===== DATA

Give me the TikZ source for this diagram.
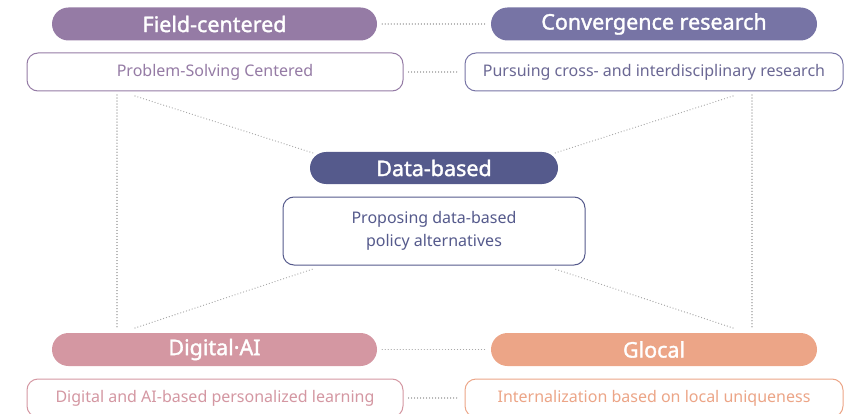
\documentclass[tikz,border=0pt]{standalone}
\usepackage{fontspec}
\setmainfont{Noto Sans}
\newfontfamily\pillfont[FakeBold=1.6]{Noto Sans}
\definecolor{cField}{HTML}{957BA5}
\definecolor{cConv}{HTML}{7774A5}
\definecolor{cData}{HTML}{555A8C}
\definecolor{cDig}{HTML}{D497A2}
\definecolor{cGlo}{HTML}{ECA587}
\definecolor{cDot}{HTML}{A8A8A8}
\begin{document}
\begin{tikzpicture}[x=1pt,y=-1pt,
  pill/.style={rectangle, rounded corners=16.5pt, minimum height=33pt, inner sep=0pt,
    text=white, font=\pillfont\fontsize{21.5}{24}\selectfont},
  desc/.style={rectangle, rounded corners=11pt, draw, line width=1pt, fill=white,
    minimum height=38pt, inner sep=0pt, font=\fontsize{16}{23.5}\selectfont, align=center},
  dotline/.style={cDot, line width=1.3pt, dash pattern=on 0.01pt off 3pt, line cap=round}]
\useasboundingbox (0,0) rectangle (850,414);
\clip (0,0) rectangle (850,414);
% pills
\node[pill, fill=cField, minimum width=325pt] (field) at (214.5,24) {Field-centered};
\node[pill, fill=cConv, minimum width=326pt] (conv) at (654,24) {Convergence research};
\node[pill, fill=cData, minimum width=248pt, minimum height=32pt, rounded corners=16pt] (data) at (434,168) {Data-based};
\node[pill, fill=cDig, minimum width=325pt] (dig) at (214.5,349.5) {Digital·AI};
\node[pill, fill=cGlo, minimum width=326pt] (glo) at (654,349.5) {Glocal};
% descriptions
\node[desc, draw=cField, text=cField, minimum width=376pt] (prob) at (215,72) {Problem-Solving Centered};
\node[desc, draw=cConv, text=cConv!90!black, minimum width=378pt] (purs) at (654,72) {Pursuing cross- and interdisciplinary research};
\node[desc, draw=cData, text=cData, minimum width=302pt, minimum height=68pt] (prop) at (434,231) {Proposing data-based\\policy alternatives};
\node[desc, draw=cDig, text=cDig, minimum width=376pt] (digd) at (215,398) {Digital and AI-based personalized learning};
\node[desc, draw=cGlo, text=cGlo, minimum width=378pt] (glod) at (654,398) {Internalization based on local uniqueness};
% free ends
\coordinate (lt) at (117,95);
\coordinate (lb) at (117,328);
\coordinate (rt) at (752,95);
\coordinate (rb) at (752,328);
\coordinate (ult) at (135,96);
\coordinate (ulb) at (313,153);
\coordinate (urt) at (733,96);
\coordinate (urb) at (555,153);
\coordinate (llb) at (135,328);
\coordinate (llt) at (313,269);
\coordinate (lrb) at (733,328);
\coordinate (lrt) at (555,269);
% connectors
\draw[dotline] ([xshift=5pt]field.east) -- ([xshift=-5pt]conv.west);
\draw[dotline] ([xshift=5pt]prob.east) -- ([xshift=-5pt]purs.west);
\draw[dotline] ([xshift=5pt]dig.east) -- ([xshift=-5pt]glo.west);
\draw[dotline] ([xshift=5pt]digd.east) -- ([xshift=-5pt]glod.west);
\draw[dotline] (lt) -- (lb);
\draw[dotline] (rt) -- (rb);
\draw[dotline] (ult) -- (ulb);
\draw[dotline] (urt) -- (urb);
\draw[dotline] (llb) -- (llt);
\draw[dotline] (lrb) -- (lrt);
\end{tikzpicture}
\end{document}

==========

= INSTRUCTIONS FOR THE TASK =
Produce an exact copy of each line of data, skipping embedded images.

= TASK RESULT =
Give me the TikZ source for this diagram.
\documentclass[tikz,border=0pt]{standalone}
\usepackage{fontspec}
\setmainfont{Noto Sans}
\newfontfamily\pillfont[FakeBold=1.6]{Noto Sans}
\definecolor{cField}{HTML}{957BA5}
\definecolor{cConv}{HTML}{7774A5}
\definecolor{cData}{HTML}{555A8C}
\definecolor{cDig}{HTML}{D497A2}
\definecolor{cGlo}{HTML}{ECA587}
\definecolor{cDot}{HTML}{A8A8A8}
\begin{document}
\begin{tikzpicture}[x=1pt,y=-1pt,
  pill/.style={rectangle, rounded corners=16.5pt, minimum height=33pt, inner sep=0pt,
    text=white, font=\pillfont\fontsize{21.5}{24}\selectfont},
  desc/.style={rectangle, rounded corners=11pt, draw, line width=1pt, fill=white,
    minimum height=38pt, inner sep=0pt, font=\fontsize{16}{23.5}\selectfont, align=center},
  dotline/.style={cDot, line width=1.3pt, dash pattern=on 0.01pt off 3pt, line cap=round}]
\useasboundingbox (0,0) rectangle (850,414);
\clip (0,0) rectangle (850,414);
% pills
\node[pill, fill=cField, minimum width=325pt] (field) at (214.5,24) {Field-centered};
\node[pill, fill=cConv, minimum width=326pt] (conv) at (654,24) {Convergence research};
\node[pill, fill=cData, minimum width=248pt, minimum height=32pt, rounded corners=16pt] (data) at (434,168) {Data-based};
\node[pill, fill=cDig, minimum width=325pt] (dig) at (214.5,349.5) {Digital·AI};
\node[pill, fill=cGlo, minimum width=326pt] (glo) at (654,349.5) {Glocal};
% descriptions
\node[desc, draw=cField, text=cField, minimum width=376pt] (prob) at (215,72) {Problem-Solving Centered};
\node[desc, draw=cConv, text=cConv!90!black, minimum width=378pt] (purs) at (654,72) {Pursuing cross- and interdisciplinary research};
\node[desc, draw=cData, text=cData, minimum width=302pt, minimum height=68pt] (prop) at (434,231) {Proposing data-based\\policy alternatives};
\node[desc, draw=cDig, text=cDig, minimum width=376pt] (digd) at (215,398) {Digital and AI-based personalized learning};
\node[desc, draw=cGlo, text=cGlo, minimum width=378pt] (glod) at (654,398) {Internalization based on local uniqueness};
% free ends
\coordinate (lt) at (117,95);
\coordinate (lb) at (117,328);
\coordinate (rt) at (752,95);
\coordinate (rb) at (752,328);
\coordinate (ult) at (135,96);
\coordinate (ulb) at (313,153);
\coordinate (urt) at (733,96);
\coordinate (urb) at (555,153);
\coordinate (llb) at (135,328);
\coordinate (llt) at (313,269);
\coordinate (lrb) at (733,328);
\coordinate (lrt) at (555,269);
% connectors
\draw[dotline] ([xshift=5pt]field.east) -- ([xshift=-5pt]conv.west);
\draw[dotline] ([xshift=5pt]prob.east) -- ([xshift=-5pt]purs.west);
\draw[dotline] ([xshift=5pt]dig.east) -- ([xshift=-5pt]glo.west);
\draw[dotline] ([xshift=5pt]digd.east) -- ([xshift=-5pt]glod.west);
\draw[dotline] (lt) -- (lb);
\draw[dotline] (rt) -- (rb);
\draw[dotline] (ult) -- (ulb);
\draw[dotline] (urt) -- (urb);
\draw[dotline] (llb) -- (llt);
\draw[dotline] (lrb) -- (lrt);
\end{tikzpicture}
\end{document}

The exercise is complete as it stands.